### Supplied data
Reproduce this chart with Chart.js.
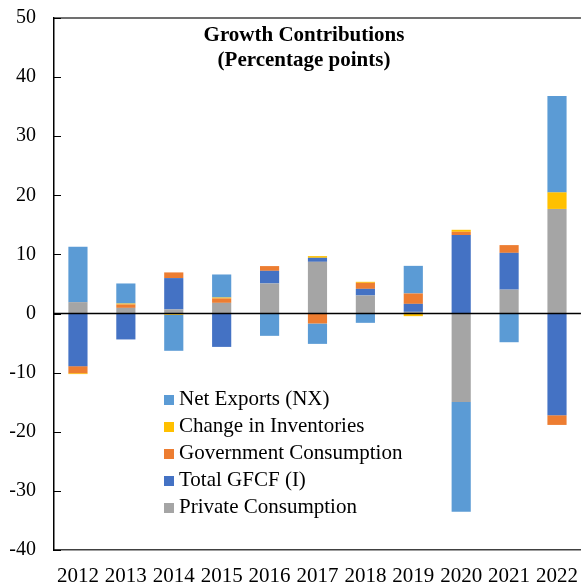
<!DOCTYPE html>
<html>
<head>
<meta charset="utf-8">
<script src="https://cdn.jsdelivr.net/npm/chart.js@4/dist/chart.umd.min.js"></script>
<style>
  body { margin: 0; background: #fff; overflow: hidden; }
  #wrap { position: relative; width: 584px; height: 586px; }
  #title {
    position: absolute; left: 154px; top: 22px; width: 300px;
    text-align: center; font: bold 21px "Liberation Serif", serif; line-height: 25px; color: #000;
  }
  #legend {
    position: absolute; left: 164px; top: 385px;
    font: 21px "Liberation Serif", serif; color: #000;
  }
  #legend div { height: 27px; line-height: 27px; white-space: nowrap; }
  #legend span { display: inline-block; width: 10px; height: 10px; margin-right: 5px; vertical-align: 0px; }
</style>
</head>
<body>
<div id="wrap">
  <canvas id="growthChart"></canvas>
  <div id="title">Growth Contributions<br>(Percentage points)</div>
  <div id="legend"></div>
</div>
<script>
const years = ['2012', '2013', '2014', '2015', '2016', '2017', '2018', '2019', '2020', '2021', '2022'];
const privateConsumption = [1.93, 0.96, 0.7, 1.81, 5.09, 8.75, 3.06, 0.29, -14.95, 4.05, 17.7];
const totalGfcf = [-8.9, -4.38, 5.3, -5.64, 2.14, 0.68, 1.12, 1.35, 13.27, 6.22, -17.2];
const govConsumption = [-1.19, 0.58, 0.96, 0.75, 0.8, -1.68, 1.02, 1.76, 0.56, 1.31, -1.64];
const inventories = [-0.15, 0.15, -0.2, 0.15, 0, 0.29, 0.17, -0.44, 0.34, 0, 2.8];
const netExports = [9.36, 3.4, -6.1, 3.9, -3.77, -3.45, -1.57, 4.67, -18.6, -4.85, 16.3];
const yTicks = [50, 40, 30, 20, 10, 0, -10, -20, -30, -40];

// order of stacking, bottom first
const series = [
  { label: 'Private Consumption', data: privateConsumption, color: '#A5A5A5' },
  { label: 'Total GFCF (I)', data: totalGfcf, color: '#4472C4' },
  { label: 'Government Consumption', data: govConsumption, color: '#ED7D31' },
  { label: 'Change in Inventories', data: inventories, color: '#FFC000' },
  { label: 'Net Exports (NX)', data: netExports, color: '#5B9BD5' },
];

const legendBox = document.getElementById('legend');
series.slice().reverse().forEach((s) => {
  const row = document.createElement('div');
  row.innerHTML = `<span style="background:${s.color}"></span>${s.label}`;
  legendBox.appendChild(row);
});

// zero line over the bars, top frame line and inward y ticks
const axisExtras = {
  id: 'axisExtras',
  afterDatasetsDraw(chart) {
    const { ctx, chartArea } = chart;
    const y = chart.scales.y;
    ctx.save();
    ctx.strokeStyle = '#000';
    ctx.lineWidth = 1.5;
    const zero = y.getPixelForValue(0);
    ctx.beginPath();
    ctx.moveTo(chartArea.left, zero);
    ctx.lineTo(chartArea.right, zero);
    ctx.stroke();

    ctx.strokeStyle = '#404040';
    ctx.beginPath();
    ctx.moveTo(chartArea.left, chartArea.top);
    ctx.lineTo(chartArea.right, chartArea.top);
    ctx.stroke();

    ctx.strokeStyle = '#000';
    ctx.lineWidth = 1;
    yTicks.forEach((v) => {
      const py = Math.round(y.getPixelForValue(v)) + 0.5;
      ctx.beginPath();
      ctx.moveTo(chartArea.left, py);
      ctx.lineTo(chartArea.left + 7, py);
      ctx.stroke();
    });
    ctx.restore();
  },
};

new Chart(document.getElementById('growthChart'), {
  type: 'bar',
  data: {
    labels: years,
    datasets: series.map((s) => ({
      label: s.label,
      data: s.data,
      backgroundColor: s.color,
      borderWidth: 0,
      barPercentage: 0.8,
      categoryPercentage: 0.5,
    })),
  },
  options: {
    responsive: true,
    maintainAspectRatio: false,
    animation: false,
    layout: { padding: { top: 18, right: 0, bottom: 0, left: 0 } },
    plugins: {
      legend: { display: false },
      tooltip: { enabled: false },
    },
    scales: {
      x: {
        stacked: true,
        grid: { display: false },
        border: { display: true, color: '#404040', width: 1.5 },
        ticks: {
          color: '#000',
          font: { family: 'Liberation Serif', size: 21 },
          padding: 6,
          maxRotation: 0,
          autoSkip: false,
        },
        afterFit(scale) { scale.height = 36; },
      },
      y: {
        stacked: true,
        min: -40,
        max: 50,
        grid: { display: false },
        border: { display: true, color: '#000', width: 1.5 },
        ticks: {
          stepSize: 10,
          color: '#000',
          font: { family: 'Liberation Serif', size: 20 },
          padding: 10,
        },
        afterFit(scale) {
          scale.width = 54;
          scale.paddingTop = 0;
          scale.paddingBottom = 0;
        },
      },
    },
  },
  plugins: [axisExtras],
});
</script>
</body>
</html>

### Given request
Make an exact copy of the data above, pictures excluded.

### Solved problem
Reproduce this chart with Chart.js.
<!DOCTYPE html>
<html>
<head>
<meta charset="utf-8">
<script src="https://cdn.jsdelivr.net/npm/chart.js@4/dist/chart.umd.min.js"></script>
<style>
  body { margin: 0; background: #fff; overflow: hidden; }
  #wrap { position: relative; width: 584px; height: 586px; }
  #title {
    position: absolute; left: 154px; top: 22px; width: 300px;
    text-align: center; font: bold 21px "Liberation Serif", serif; line-height: 25px; color: #000;
  }
  #legend {
    position: absolute; left: 164px; top: 385px;
    font: 21px "Liberation Serif", serif; color: #000;
  }
  #legend div { height: 27px; line-height: 27px; white-space: nowrap; }
  #legend span { display: inline-block; width: 10px; height: 10px; margin-right: 5px; vertical-align: 0px; }
</style>
</head>
<body>
<div id="wrap">
  <canvas id="growthChart"></canvas>
  <div id="title">Growth Contributions<br>(Percentage points)</div>
  <div id="legend"></div>
</div>
<script>
const years = ['2012', '2013', '2014', '2015', '2016', '2017', '2018', '2019', '2020', '2021', '2022'];
const privateConsumption = [1.93, 0.96, 0.7, 1.81, 5.09, 8.75, 3.06, 0.29, -14.95, 4.05, 17.7];
const totalGfcf = [-8.9, -4.38, 5.3, -5.64, 2.14, 0.68, 1.12, 1.35, 13.27, 6.22, -17.2];
const govConsumption = [-1.19, 0.58, 0.96, 0.75, 0.8, -1.68, 1.02, 1.76, 0.56, 1.31, -1.64];
const inventories = [-0.15, 0.15, -0.2, 0.15, 0, 0.29, 0.17, -0.44, 0.34, 0, 2.8];
const netExports = [9.36, 3.4, -6.1, 3.9, -3.77, -3.45, -1.57, 4.67, -18.6, -4.85, 16.3];
const yTicks = [50, 40, 30, 20, 10, 0, -10, -20, -30, -40];

// order of stacking, bottom first
const series = [
  { label: 'Private Consumption', data: privateConsumption, color: '#A5A5A5' },
  { label: 'Total GFCF (I)', data: totalGfcf, color: '#4472C4' },
  { label: 'Government Consumption', data: govConsumption, color: '#ED7D31' },
  { label: 'Change in Inventories', data: inventories, color: '#FFC000' },
  { label: 'Net Exports (NX)', data: netExports, color: '#5B9BD5' },
];

const legendBox = document.getElementById('legend');
series.slice().reverse().forEach((s) => {
  const row = document.createElement('div');
  row.innerHTML = `<span style="background:${s.color}"></span>${s.label}`;
  legendBox.appendChild(row);
});

// zero line over the bars, top frame line and inward y ticks
const axisExtras = {
  id: 'axisExtras',
  afterDatasetsDraw(chart) {
    const { ctx, chartArea } = chart;
    const y = chart.scales.y;
    ctx.save();
    ctx.strokeStyle = '#000';
    ctx.lineWidth = 1.5;
    const zero = y.getPixelForValue(0);
    ctx.beginPath();
    ctx.moveTo(chartArea.left, zero);
    ctx.lineTo(chartArea.right, zero);
    ctx.stroke();

    ctx.strokeStyle = '#404040';
    ctx.beginPath();
    ctx.moveTo(chartArea.left, chartArea.top);
    ctx.lineTo(chartArea.right, chartArea.top);
    ctx.stroke();

    ctx.strokeStyle = '#000';
    ctx.lineWidth = 1;
    yTicks.forEach((v) => {
      const py = Math.round(y.getPixelForValue(v)) + 0.5;
      ctx.beginPath();
      ctx.moveTo(chartArea.left, py);
      ctx.lineTo(chartArea.left + 7, py);
      ctx.stroke();
    });
    ctx.restore();
  },
};

new Chart(document.getElementById('growthChart'), {
  type: 'bar',
  data: {
    labels: years,
    datasets: series.map((s) => ({
      label: s.label,
      data: s.data,
      backgroundColor: s.color,
      borderWidth: 0,
      barPercentage: 0.8,
      categoryPercentage: 0.5,
    })),
  },
  options: {
    responsive: true,
    maintainAspectRatio: false,
    animation: false,
    layout: { padding: { top: 18, right: 0, bottom: 0, left: 0 } },
    plugins: {
      legend: { display: false },
      tooltip: { enabled: false },
    },
    scales: {
      x: {
        stacked: true,
        grid: { display: false },
        border: { display: true, color: '#404040', width: 1.5 },
        ticks: {
          color: '#000',
          font: { family: 'Liberation Serif', size: 21 },
          padding: 6,
          maxRotation: 0,
          autoSkip: false,
        },
        afterFit(scale) { scale.height = 36; },
      },
      y: {
        stacked: true,
        min: -40,
        max: 50,
        grid: { display: false },
        border: { display: true, color: '#000', width: 1.5 },
        ticks: {
          stepSize: 10,
          color: '#000',
          font: { family: 'Liberation Serif', size: 20 },
          padding: 10,
        },
        afterFit(scale) {
          scale.width = 54;
          scale.paddingTop = 0;
          scale.paddingBottom = 0;
        },
      },
    },
  },
  plugins: [axisExtras],
});
</script>
</body>
</html>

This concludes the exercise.